2016-08-10

While typically seen as conservative and risk averse, some of today’s councils are seeking financial structures that give them more freedom and flexibility to fund valuable new infrastructure deals.

Getting maximum value for their finite funds has long been the modus operandi for Australia’s local authorities

In addition to responsibility for the traditional three Rs – roads, rates and rubbish – they’re charged with maintaining an array of infrastructure and services for ratepayers who are routinely resistant to the notion of more than minor increases to the quarterly bill.

For North Sydney Council, the use of a revolving line of credit facility has given flexible access to funding for a series of multi-million dollar infrastructure projects to benefit the 71,000 residents it serves.

The council’s patch takes in the Sydney CBD, the harbour-hugging suburbs of Cremorne, Kirribilli, Lavender and Neutral Bays, McMahons and Milsons Points, Waverton and Wollstonecraft, and the inner northern suburbs of Cammeray, Crows Nest and St Leonards.

Strategy for long-term financial success

The credit facility represents a considerable departure for the authority which until 2013 had operated debt free for more than two decades.

Prudent certainly, but sitting on a growing stockpile of cash – courtesy of developer contributions, in large part – was deemed not in the interests of ratepayers and the Council’s long-term financial wellbeing, according to North Sydney’s Financial Services Manager Garry Ross.

“Back in 2012, Treasury Corp, the NSW government’s Treasury arm, commissioned an independent assessment of the financials of all the councils in New South Wales,” Ross explains.
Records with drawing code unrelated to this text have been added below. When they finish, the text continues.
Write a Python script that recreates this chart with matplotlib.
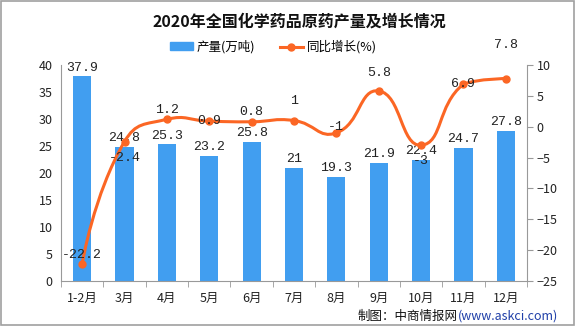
import matplotlib
matplotlib.use("Agg")
import matplotlib.pyplot as plt
from matplotlib.path import Path
from matplotlib.patches import PathPatch, Rectangle
from matplotlib.lines import Line2D
import numpy as np

plt.rcParams["font.family"] = ["Noto Sans CJK SC", "DejaVu Sans"]

months = ["1-2月", "3月", "4月", "5月", "6月", "7月", "8月", "9月", "10月", "11月", "12月"]
output = [37.9, 24.8, 25.3, 23.2, 25.8, 21, 19.3, 21.9, 22.4, 24.7, 27.8]
growth = [-22.2, -2.4, 1.2, 0.9, 0.8, 1, -1, 5.8, -3, 6.9, 7.8]
growth_txt = ["-22.2", "-2.4", "1.2", "0.9", "0.8", "1", "-1", "5.8", "-3", "6.9", "7.8"]
# label offsets (points) for the growth labels, as they sit in the original
growth_dy = [6, -12, 7, 0, 7, 14, 4, 13, -11, 0, 24]

BLUE = "#419ef0"
ORANGE = "#fb6624"
GRAY = "#999999"
MONO = ["Liberation Mono", "DejaVu Sans Mono"]

fig = plt.figure(figsize=(5.75, 3.26), dpi=100)
ax = fig.add_axes([61 / 575, 1 - 281 / 326, 466 / 575, 216 / 326])
ax2 = ax.twinx()

x = np.arange(len(months))
ax.bar(x, output, width=0.43, color=BLUE, zorder=2)
for xi, v in zip(x, output):
    ax.text(xi, v + 0.5, f"{v:g}", ha="center", va="bottom", fontsize=9.5,
            family=MONO, color="#222222", zorder=5)

ax.set_xlim(-0.5, len(months) - 0.5)
ax.set_ylim(0, 40)
ax.set_yticks(range(0, 41, 5))
ax2.set_ylim(-25, 10)
ax2.set_yticks(range(-25, 11, 5))


def smooth_path(a, xs, ys, smooth=0.5):
    """echarts-like bezier smoothing, worked out in pixel space"""
    P = a.transData.transform(np.column_stack([xs, ys]))
    n = len(P)
    cps = []
    for i in range(n):
        if i == 0 or i == n - 1:
            cps.append((P[i], P[i]))
            continue
        prev, nxt = P[i - 1], P[i + 1]
        v = (nxt - prev) * smooth
        d0 = np.hypot(*(P[i] - prev))
        d1 = np.hypot(*(nxt - P[i]))
        s = d0 + d1
        cps.append((P[i] - v * d0 / s, P[i] + v * d1 / s))
    lo, hi = P.min(axis=0), P.max(axis=0)
    verts = [P[0]]
    codes = [Path.MOVETO]
    for i in range(n - 1):
        verts += [np.clip(cps[i][1], lo, hi), np.clip(cps[i + 1][0], lo, hi), P[i + 1]]
        codes += [Path.CURVE4] * 3
    verts = a.transData.inverted().transform(np.array(verts))
    return Path(verts, codes)


fig.canvas.draw()
ax2.add_patch(PathPatch(smooth_path(ax2, x, growth), fill=False,
                        edgecolor=ORANGE, lw=2.2, zorder=3))
ax2.plot(x, growth, "o", color=ORANGE, ms=5, zorder=4)
for xi, v, t, dy in zip(x, growth, growth_txt, growth_dy):
    ax2.annotate(t, (xi, v), xytext=(0, dy), textcoords="offset points",
                 ha="center", va="center", fontsize=9.5, family=MONO,
                 color="#222222", zorder=6)

# axes styling
for a in (ax, ax2):
    a.spines["top"].set_visible(False)
    a.spines["left"].set_color(GRAY)
    a.spines["right"].set_color(GRAY)
    a.spines["bottom"].set_color(GRAY)
ax.spines["right"].set_visible(False)
ax2.spines["left"].set_visible(False)
ax2.spines["bottom"].set_visible(False)
ax.tick_params(axis="y", length=0, labelsize=9, pad=6, labelcolor="#222222")
ax2.tick_params(axis="y", length=4, color=GRAY, labelsize=9, pad=3, labelcolor="#222222")
ax.set_xticks(x)
ax.set_xticklabels(months)
ax.set_xticks(np.arange(-0.5, len(months), 1), minor=True)
ax.tick_params(axis="x", which="major", length=0, labelsize=9, pad=8, labelcolor="#222222")
ax.tick_params(axis="x", which="minor", length=4, color=GRAY)

# title and legend
fig.text(0.52, 1 - 22 / 326, "2020年全国化学药品原药产量及增长情况", ha="center",
         va="center", fontsize=11.5, fontweight="bold", color="#111111")
handles = [Rectangle((0, 0), 1, 1, color=BLUE),
           Line2D([0], [0], color=ORANGE, lw=2.2, marker="o", ms=5)]
fig.legend(handles, ["产量(万吨)", "同比增长(%)"], loc="center",
           bbox_to_anchor=(0.475, 1 - 47 / 326), ncol=2, frameon=False,
           fontsize=9, handlelength=1.85, handleheight=0.6, columnspacing=2.0,
           handletextpad=0.3)

# source note
t1 = fig.text(358 / 575, 1 - 316 / 326, "制图：中商情报网", ha="left", va="center",
              fontsize=9, color="#111111")
fig.canvas.draw()
bb = t1.get_window_extent()
fig.text(bb.x1 / fig.bbox.width, 1 - 316 / 326, "(www.askci.com)", ha="left",
         va="center", fontsize=9, color="#1f3fa8")

# outer frame
fig.patches.append(Rectangle((0.001, 0.002), 0.997, 0.995, transform=fig.transFigure,
                             fill=False, edgecolor="#a0a0a0", lw=1.2))

fig.savefig("out.png", dpi=100)
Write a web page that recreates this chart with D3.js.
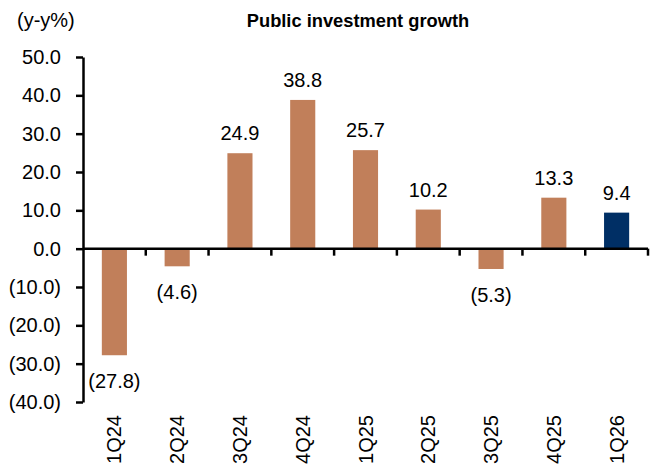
<!DOCTYPE html>
<html>
<head>
<meta charset="utf-8">
<script src="https://cdn.jsdelivr.net/npm/d3@7"></script>
<style>
  body { margin: 0; background: #fff; }
  text { font-family: Arial, "Liberation Sans", sans-serif; fill: #000; }
</style>
</head>
<body>
<div id="chart"></div>
<script>
// data
var quarters = ["1Q24", "2Q24", "3Q24", "4Q24", "1Q25", "2Q25", "3Q25", "4Q25", "1Q26"];
var growth = [-27.8, -4.6, 24.9, 38.8, 25.7, 10.2, -5.3, 13.3, 9.4];
var yTicks = [-40, -30, -20, -10, 0, 10, 20, 30, 40, 50];

var width = 653, height = 465;
var plotLeft = 83, plotRight = 648, plotTop = 57, plotBottom = 402;
var fs = "20px";

var svg = d3.select("#chart").append("svg")
    .attr("width", width).attr("height", height);

var x = d3.scaleBand().domain(quarters).range([plotLeft, plotRight]).paddingInner(0.6).paddingOuter(0.3);
var y = d3.scaleLinear().domain([-40, 50]).range([plotBottom, plotTop]);

function fmt(v) {
  return v < 0 ? "(" + d3.format(".1f")(-v) + ")" : d3.format(".1f")(v);
}

// bars
svg.selectAll(".bar").data(growth).enter().append("rect")
    .attr("class", "bar")
    .attr("x", function(d, i) { return x(quarters[i]); })
    .attr("width", x.bandwidth())
    .attr("y", function(d) { return y(Math.max(0, d)); })
    .attr("height", function(d) { return Math.abs(y(d) - y(0)); })
    .attr("fill", function(d, i) { return i == quarters.length - 1 ? "#002F65" : "#C17F5A"; });

// value labels
svg.selectAll(".lbl").data(growth).enter().append("text")
    .attr("class", "lbl")
    .attr("x", function(d, i) { return x(quarters[i]) + x.bandwidth() / 2; })
    .attr("y", function(d) { return d >= 0 ? y(d) - 13 : y(d) + 33; })
    .attr("text-anchor", "middle")
    .style("font-size", fs)
    .text(fmt);

// y axis
var yAxis = d3.axisLeft(y).tickValues(yTicks).tickFormat(fmt).tickSize(7).tickSizeOuter(0);
var gy = svg.append("g").attr("transform", "translate(" + plotLeft + ",0)").call(yAxis);
gy.select(".domain").attr("stroke", "#000").attr("stroke-width", 2.5);
gy.selectAll(".tick line").attr("stroke", "#000").attr("stroke-width", 2.5);
gy.selectAll(".tick text").attr("x", -22).style("font-size", fs).style("font-family", "Arial, 'Liberation Sans', sans-serif");

// x axis on the zero line, ticks between categories
var gx = svg.append("g").attr("class", "xaxis");
gx.append("line")
    .attr("x1", plotLeft).attr("x2", plotRight)
    .attr("y1", y(0)).attr("y2", y(0))
    .attr("stroke", "#000").attr("stroke-width", 2.5);
var edges = d3.range(1, quarters.length + 1).map(function(i) { return x(quarters[i - 1]) - x.step() * x.paddingInner() / 2 + x.step(); });
gx.selectAll(".xt").data(edges).enter().append("line")
    .attr("class", "xt")
    .attr("x1", function(d) { return d; }).attr("x2", function(d) { return d; })
    .attr("y1", y(0)).attr("y2", y(0) + 7)
    .attr("stroke", "#000").attr("stroke-width", 2.5);

// rotated category labels
svg.selectAll(".cat").data(quarters).enter().append("text")
    .attr("class", "cat")
    .attr("transform", function(d) {
      return "translate(" + (x(d) + x.bandwidth() / 2 + 7) + ",415) rotate(-90)";
    })
    .attr("text-anchor", "end")
    .style("font-size", fs)
    .text(function(d) { return d; });

// titles
svg.append("text").attr("x", 17).attr("y", 27).style("font-size", fs).text("(y-y%)");
svg.append("text").attr("x", 358).attr("y", 27).attr("text-anchor", "middle")
    .style("font-size", "18.3px").style("font-weight", "bold").text("Public investment growth");
</script>
</body>
</html>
“They analysed them all in terms of the financial reports they submitted and came back to the government with a score card.

“At North Sydney we’d been debt free for a long time which our community considered a strength, but in terms of financial sustainability indicators, being debt free wasn’t wholly desirable. In the current environment of low interest rates, it was thought to be pretty pertinent for councils to have a debt policy and a debt regimen.

“The auditors also indicated North Sydney had one of the lowest levels of residential rates in Sydney – so the capacity was also there to increase rates to cover necessary capital works.”

Projecting future revenue and determining a series of initiatives on which accumulated and borrowed funds should be spent was the next step for the council. Capital expenditure was budgeted at $50 million for both 2015 and 2016, up from just $13 million in 2013, says Ross.

Following a tender process in early 2015, the council secured a $30 million loan from NAB. Almost a third has been committed to major projects: $5 million to a Public Private Partnership to redevelop a site in Crows Nest that provided the council with a much larger carpark and five specialty retail stores; and $4.5 million to upgrade the council’s parking management system and install in-ground sensors.

“According to the policy we developed, in order for us to take on debt, it has to be for long-term projects of a capital nature, so these two initiatives both ticked the box for that,” Ross says.

Funding projects that provide returns

Also planned is a $20 million project to replace the council’s aging baby health centre in Cremorne with an enlarged facility incorporating an underground carpark and a 20-unit affordable housing development.

“There are plenty of places that the money can be spent,” Ross says. “One of our concerns in local government is generational equity. Delaying essential capital works can burden future generations with large bills if infrastructure fails.

“At the same time, we need to ensure that future generations don’t inherit large debt for infrastructure that is tired and in need of upgrading before it has been fully paid off. Properly used, a debt facility lets us deal with projects in a strategic and orderly way, ideally using loans to fund projects that provide returns.”

“We felt it would be advantageous to have a debt facility whereby we could vary the projects we wanted to fund. The line of credit has a 24-hour turnaround so if something came up which ticked all the boxes for our debt policy, we could source the funds, within the facility limit, quickly and easily.

“It also gives us the option to pay out the loan, or part of the loan, or switch to a fixed term – there is a lot more flexibility, if we, say, sell an asset.”

Ross believes having tightly defined and rigorously enforced rules around the use of debt has been key to North Sydney embracing and taking full advantage of its finance arrangement.

“You need to have a pretty robust debt policy in place, because if anything were to go wrong, you need to be accountable to ratepayers for spending decisions and the rationale that led to them being made,” he says.

Independent advice can be invaluable when new policies and arrangements are being implemented, Ross adds. “The arrangements that we’ve put in place for North Sydney work well for us but they may not suit all circumstances and councils – external advisers can help by providing additional perspective on the options available.”